What an office air quality test measures
A professional office air quality testing programme covers the pollutants known to affect occupant health and productivity. Continuous monitoring captures carbon dioxide (CO₂), particulate matter (PM2.5 and PM10), total volatile organic compounds (TVOCs), temperature and relative humidity for at least two working weeks. Targeted laboratory samples extend the picture with speciated VOCs, formaldehyde and microbial indicators where the complaint pattern suggests they matter.
The combination matters more than any single reading. CO₂ on its own tells you about ventilation; PM2.5 on its own tells you about infiltration and filtration. Together with occupant survey data, they describe how an office actually performs across a working week — not just on the day an engineer happened to visit.
Our method — calibrated, accredited, repeatable
We use reference-grade or NDIR sensors calibrated against traceable standards for CO₂, particulates, temperature and humidity. VOC and formaldehyde samples are taken on sorbent tubes or passive badges and analysed by a UKAS-accredited laboratory using TD-GC-MS to the EN ISO 16000 series. Every monitoring location is geo-tagged and photographed; raw data is timestamped and retained for at least twelve months.

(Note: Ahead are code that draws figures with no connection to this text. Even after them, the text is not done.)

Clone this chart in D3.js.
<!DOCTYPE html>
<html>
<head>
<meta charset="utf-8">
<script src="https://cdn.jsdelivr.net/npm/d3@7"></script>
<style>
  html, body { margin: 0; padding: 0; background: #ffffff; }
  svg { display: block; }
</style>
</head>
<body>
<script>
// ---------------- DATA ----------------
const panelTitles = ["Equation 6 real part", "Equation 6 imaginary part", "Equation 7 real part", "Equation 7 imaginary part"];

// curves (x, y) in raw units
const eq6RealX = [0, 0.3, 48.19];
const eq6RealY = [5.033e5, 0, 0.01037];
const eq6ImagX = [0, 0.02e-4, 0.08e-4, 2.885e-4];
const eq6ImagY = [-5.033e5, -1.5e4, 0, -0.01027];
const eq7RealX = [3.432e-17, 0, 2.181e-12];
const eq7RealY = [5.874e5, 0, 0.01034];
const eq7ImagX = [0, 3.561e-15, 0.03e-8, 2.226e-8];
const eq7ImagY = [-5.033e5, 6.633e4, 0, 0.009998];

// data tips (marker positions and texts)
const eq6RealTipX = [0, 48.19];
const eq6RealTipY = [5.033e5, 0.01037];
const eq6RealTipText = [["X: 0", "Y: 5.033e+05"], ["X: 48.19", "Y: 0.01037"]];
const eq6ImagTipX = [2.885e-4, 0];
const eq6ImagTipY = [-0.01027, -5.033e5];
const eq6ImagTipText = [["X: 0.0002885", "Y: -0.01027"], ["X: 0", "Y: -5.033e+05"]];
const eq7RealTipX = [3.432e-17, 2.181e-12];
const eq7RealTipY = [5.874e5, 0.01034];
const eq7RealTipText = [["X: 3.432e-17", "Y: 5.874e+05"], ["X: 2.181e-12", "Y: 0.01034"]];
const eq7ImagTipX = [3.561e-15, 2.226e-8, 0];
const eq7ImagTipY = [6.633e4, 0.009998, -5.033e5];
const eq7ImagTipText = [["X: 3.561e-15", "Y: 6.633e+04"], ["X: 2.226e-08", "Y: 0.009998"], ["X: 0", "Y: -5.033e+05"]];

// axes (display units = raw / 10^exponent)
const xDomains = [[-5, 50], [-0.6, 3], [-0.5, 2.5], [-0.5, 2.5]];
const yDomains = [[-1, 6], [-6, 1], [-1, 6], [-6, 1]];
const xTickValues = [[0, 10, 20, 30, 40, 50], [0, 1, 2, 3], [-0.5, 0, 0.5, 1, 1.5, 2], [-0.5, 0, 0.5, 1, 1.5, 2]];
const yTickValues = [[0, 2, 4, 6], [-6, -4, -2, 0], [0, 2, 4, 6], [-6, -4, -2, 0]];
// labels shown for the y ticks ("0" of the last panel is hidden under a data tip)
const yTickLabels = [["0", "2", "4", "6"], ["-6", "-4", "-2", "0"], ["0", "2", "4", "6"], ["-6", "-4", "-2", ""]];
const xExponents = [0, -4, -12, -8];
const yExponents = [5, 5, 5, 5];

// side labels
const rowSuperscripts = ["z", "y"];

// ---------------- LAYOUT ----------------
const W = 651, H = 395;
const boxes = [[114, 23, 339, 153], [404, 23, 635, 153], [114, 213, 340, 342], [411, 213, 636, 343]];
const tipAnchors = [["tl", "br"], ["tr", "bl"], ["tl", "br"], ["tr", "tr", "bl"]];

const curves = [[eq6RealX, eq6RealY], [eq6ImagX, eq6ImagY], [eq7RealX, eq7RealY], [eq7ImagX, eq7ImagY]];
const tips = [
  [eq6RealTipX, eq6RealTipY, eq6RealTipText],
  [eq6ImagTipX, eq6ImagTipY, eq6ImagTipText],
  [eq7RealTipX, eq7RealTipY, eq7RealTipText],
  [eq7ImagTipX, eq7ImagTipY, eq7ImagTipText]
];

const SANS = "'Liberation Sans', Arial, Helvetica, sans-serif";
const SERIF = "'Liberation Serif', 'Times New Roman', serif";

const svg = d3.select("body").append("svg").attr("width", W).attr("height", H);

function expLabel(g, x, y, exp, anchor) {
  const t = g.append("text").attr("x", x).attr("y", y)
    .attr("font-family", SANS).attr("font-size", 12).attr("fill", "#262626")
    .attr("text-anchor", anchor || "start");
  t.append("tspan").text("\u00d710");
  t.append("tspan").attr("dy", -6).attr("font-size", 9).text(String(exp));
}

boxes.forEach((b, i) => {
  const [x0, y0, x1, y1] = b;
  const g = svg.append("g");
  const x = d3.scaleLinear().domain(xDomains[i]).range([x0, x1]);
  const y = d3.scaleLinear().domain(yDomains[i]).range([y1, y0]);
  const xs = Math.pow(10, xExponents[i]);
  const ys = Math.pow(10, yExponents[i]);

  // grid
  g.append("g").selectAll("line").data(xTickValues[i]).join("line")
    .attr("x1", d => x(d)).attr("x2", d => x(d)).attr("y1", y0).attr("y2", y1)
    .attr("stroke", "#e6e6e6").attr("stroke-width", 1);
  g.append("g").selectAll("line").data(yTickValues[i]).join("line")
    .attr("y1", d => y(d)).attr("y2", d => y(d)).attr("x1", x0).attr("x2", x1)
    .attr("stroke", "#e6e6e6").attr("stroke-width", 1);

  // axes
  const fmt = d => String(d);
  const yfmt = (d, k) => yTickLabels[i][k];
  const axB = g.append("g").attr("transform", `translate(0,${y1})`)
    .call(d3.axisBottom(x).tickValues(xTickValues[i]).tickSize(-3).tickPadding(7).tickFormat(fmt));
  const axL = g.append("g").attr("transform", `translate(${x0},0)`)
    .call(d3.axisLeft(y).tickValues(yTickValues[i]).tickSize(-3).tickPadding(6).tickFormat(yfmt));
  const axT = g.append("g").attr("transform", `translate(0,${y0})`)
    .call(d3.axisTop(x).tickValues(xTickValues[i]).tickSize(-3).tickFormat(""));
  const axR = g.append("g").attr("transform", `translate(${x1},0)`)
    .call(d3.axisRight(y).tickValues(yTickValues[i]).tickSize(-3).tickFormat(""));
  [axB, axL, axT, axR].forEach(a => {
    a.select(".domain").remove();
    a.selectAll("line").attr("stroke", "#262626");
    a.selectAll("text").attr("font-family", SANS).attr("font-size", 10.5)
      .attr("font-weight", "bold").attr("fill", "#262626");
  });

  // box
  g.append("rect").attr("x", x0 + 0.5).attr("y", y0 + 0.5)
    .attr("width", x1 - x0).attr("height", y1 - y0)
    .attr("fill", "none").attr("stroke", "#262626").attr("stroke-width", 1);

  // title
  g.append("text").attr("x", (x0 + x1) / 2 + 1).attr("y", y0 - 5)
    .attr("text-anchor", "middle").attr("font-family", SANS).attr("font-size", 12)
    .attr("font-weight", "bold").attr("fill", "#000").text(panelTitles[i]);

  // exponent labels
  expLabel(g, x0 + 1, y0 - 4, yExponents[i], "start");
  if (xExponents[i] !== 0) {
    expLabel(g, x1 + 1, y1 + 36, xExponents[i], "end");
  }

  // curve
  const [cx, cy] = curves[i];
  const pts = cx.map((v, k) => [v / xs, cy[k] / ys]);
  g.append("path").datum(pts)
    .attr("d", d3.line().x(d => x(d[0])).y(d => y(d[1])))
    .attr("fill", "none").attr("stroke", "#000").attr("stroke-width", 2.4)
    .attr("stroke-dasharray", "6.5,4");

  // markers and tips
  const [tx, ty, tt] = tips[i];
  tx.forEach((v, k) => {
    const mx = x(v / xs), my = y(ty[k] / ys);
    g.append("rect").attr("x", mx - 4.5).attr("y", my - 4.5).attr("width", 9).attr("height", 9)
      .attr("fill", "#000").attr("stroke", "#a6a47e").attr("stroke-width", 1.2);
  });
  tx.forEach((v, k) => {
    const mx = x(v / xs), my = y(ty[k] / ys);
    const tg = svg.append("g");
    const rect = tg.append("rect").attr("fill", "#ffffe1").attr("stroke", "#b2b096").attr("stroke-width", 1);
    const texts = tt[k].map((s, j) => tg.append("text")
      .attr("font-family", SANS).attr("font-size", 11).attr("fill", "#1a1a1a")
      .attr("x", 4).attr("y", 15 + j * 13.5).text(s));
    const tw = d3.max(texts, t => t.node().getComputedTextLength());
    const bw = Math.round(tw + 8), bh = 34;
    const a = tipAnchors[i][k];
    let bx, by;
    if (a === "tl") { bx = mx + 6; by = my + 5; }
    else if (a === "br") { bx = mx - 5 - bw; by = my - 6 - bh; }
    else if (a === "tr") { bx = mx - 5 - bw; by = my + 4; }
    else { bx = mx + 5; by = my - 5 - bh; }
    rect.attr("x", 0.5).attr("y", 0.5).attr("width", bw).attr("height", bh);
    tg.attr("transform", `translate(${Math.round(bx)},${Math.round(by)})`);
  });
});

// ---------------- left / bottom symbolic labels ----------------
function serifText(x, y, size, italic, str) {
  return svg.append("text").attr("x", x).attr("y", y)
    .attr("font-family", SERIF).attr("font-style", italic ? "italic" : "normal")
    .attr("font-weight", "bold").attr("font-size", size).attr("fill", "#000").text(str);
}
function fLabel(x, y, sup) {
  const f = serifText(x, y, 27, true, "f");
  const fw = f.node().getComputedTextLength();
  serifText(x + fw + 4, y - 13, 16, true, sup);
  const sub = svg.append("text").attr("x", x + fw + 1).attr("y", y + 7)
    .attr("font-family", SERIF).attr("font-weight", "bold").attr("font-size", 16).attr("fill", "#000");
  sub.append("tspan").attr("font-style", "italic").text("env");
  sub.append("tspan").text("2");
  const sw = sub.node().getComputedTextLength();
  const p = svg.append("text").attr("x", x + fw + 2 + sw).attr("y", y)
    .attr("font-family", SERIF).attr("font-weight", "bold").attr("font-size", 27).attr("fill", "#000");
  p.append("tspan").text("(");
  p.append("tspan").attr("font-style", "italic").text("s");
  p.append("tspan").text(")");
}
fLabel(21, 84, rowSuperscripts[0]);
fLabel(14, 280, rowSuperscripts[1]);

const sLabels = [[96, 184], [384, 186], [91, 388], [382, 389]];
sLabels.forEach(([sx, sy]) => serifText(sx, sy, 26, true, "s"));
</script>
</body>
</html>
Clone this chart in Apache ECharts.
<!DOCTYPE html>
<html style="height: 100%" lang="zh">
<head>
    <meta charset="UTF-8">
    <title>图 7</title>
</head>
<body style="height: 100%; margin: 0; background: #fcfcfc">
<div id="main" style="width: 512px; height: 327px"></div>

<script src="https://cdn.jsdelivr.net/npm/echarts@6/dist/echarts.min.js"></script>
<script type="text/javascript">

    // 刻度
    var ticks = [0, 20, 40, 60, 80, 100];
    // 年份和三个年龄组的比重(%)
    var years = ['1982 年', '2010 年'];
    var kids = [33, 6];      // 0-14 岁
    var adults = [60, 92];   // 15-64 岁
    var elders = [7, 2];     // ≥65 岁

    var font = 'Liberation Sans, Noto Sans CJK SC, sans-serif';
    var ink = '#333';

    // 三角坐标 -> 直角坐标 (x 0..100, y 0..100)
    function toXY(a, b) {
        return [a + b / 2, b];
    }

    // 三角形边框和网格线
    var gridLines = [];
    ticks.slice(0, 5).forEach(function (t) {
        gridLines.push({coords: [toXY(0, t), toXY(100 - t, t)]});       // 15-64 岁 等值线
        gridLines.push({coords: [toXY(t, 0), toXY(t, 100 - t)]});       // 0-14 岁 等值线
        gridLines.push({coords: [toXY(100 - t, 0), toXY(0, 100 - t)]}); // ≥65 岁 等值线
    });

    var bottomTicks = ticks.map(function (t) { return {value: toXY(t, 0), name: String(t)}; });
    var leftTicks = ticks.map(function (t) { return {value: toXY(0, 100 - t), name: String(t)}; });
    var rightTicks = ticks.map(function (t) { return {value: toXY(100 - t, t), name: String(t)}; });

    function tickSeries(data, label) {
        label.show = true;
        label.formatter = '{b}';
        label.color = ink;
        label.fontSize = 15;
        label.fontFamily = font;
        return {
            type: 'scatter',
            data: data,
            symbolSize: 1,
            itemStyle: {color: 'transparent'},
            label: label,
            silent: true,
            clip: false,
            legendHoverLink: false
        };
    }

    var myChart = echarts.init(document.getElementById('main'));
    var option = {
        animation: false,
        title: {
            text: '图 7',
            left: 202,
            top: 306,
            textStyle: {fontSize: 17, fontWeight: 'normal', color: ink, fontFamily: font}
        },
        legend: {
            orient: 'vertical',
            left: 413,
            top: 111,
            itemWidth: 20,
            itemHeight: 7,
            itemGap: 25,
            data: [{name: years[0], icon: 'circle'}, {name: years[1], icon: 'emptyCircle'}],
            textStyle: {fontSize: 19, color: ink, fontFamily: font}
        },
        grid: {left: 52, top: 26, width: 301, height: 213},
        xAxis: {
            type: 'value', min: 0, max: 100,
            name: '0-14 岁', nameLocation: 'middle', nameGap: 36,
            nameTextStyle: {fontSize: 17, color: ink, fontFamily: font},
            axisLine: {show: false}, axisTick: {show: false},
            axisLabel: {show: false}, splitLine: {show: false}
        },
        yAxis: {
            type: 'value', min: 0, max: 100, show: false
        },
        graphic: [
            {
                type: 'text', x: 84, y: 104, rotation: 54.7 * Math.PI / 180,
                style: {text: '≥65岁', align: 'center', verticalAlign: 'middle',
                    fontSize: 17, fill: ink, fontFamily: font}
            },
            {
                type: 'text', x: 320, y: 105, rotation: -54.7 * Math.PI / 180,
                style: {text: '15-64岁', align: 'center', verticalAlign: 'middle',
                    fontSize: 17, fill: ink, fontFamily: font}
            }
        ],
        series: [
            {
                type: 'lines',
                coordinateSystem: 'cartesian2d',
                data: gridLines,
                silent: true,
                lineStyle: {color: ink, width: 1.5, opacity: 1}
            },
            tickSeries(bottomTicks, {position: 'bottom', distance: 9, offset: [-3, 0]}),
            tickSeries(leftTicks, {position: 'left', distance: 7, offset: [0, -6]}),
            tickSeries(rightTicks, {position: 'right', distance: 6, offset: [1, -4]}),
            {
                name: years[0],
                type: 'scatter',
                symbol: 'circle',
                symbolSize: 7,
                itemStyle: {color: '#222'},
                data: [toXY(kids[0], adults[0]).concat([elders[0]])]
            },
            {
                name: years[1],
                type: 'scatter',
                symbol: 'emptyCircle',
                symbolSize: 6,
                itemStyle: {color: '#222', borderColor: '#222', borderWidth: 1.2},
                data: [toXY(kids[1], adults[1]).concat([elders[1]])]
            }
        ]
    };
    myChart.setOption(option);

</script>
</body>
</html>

Testing covers a representative sample of zones — open-plan workspace, meeting rooms, executive offices, breakout areas and any zone with reported complaints. We deliberately include a control zone with no reported issues so the data has a baseline to compare against.
What you receive
Within five working days of the monitoring period we deliver a written report covering measured concentrations against BS EN 16798-1 Category I and II thresholds, WELL Building Standard Air Quality preconditions, CIBSE TM40 guidance and HSE EH40 limits where relevant. Heatmaps show how each pollutant tracked through the working week. Findings are explained in plain English so facilities, HR and senior leadership can act on them.
Every report ends with prioritised recommendations — what to fix first, what to monitor, what is already compliant. Where remediation is needed we provide indicative costs and the metrics we would expect to see after the fix.
When to commission an office air quality test
Office air quality testing is most commonly commissioned after occupant complaints, after a refurbishment or fit-out, before a lease renewal, as part of a WELL or BREEAM certification, or as a baseline for a continuous monitoring rollout. It is also worth running whenever a building changes use — for example, when a meeting-light office is repurposed for sales teams who fill rooms to capacity.
Hybrid working has made periodic testing more important, not less. Average occupancy is lower, but peaks on Tuesdays and Wednesdays often exceed pre-pandemic levels. Fixed ventilation schedules struggle to keep pace, and the data trail from a survey is what allows facilities teams to make the case for change.
Frequently asked questions
How long does an office air quality test take?
Continuous monitoring runs for two to four weeks to capture variation in occupancy, weather and operations. Targeted spot sampling for VOCs and formaldehyde takes around one working day on site. Reporting follows within five working days of data collection.
Do you need access outside working hours?
Sensors are installed during a single working visit and left in place. We do not need out-of-hours access unless your security policy requires it.
Is office air quality testing disruptive?
No. Equipment is compact, mains or battery powered and silent. Staff are usually only aware that monitoring is happening if they are told.
Which standards do you test against?
Reports benchmark against BS EN 16798-1, CIBSE TM40 and Guide A, WELL Building Standard v2 (Air concept), BREEAM Hea 02, WHO 2021 air-quality guidelines and HSE EH40 workplace exposure limits where relevant.